Interest Rate Directionality and the Fed
Tim McLaughlin, VP, Weichert Financial Services.
The Federal Open Market Committee is ‘evaluating the impact of recent economic reports and gauging if that impact is grounds enough to change its outlook on interest rates’, Federal Reserve Chair Janet Yellen said in a speech Wednesday at the Economic Club of New York. “The unusually harsh winter weather in much of the nation has complicated this judgment, but my FOMC colleagues and I generally believe that a significant part of the recent softness was weather related,” Yellen said.
As a result, Yellen listed three questions that are likely to loom in the FOMC’s ongoing assessment of whether the economy is on the path back to maximum employment and price stability.
1) Is there still significant slack in the labor market? “One of the FOMC’s objectives is to promote a return to maximum employment, but exactly what conditions are consistent with maximum employment can be difficult to assess,” Yellen said. Currently, the unemployment rate at 6.7% is slightly more than 1% above the 5.2% to 5.6% central tendency of the committee’s projections for the longer-run normal employment rate, which will take more than two years to close. The FOMC explained that it will need to monitor labor market indicators like wage pressures and labor-force participation to judge how much slack remains and, therefore, how accommodative monetary policy should be.
2) Is inflation moving back toward 2%? Inflation continues to fall below 2%, which could pose risks to economic performance. The committee works to avoid inflation dropping too far below its 2% objective because, at very low inflation rates, adverse economic developments could more easily push the economy into deflation. “FOMC is well aware that inflation could also threaten to rise substantially above 2%. At present, I rate the chances of this happening as significantly below the chances of inflation persisting below 2%, but we must always be prepared to respond to such unexpected outcomes, which leads us to my third question.”
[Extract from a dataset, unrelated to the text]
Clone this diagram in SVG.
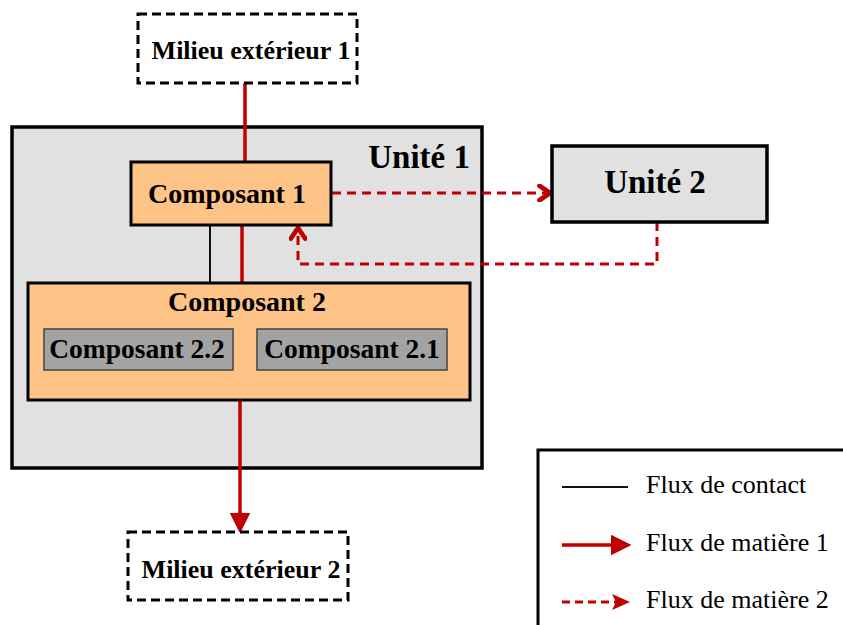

3) What Factors may push the recovery off track? “Over the nearly 5 years of the recovery, the economy has been affected by greater than expected fiscal drag in the United States and by spillovers from the sovereign debt and banking problems of some euro-area countries,” Yellen said. “Further, our baseline outlook has changed as we have learned about the degree of structural damage to the economy wrought by the crisis and the subsequent pace of healing,” she added.
These three key drivers will be the lynchpin for the timing and directionality of Fed driven interest rates in the short to medium term.’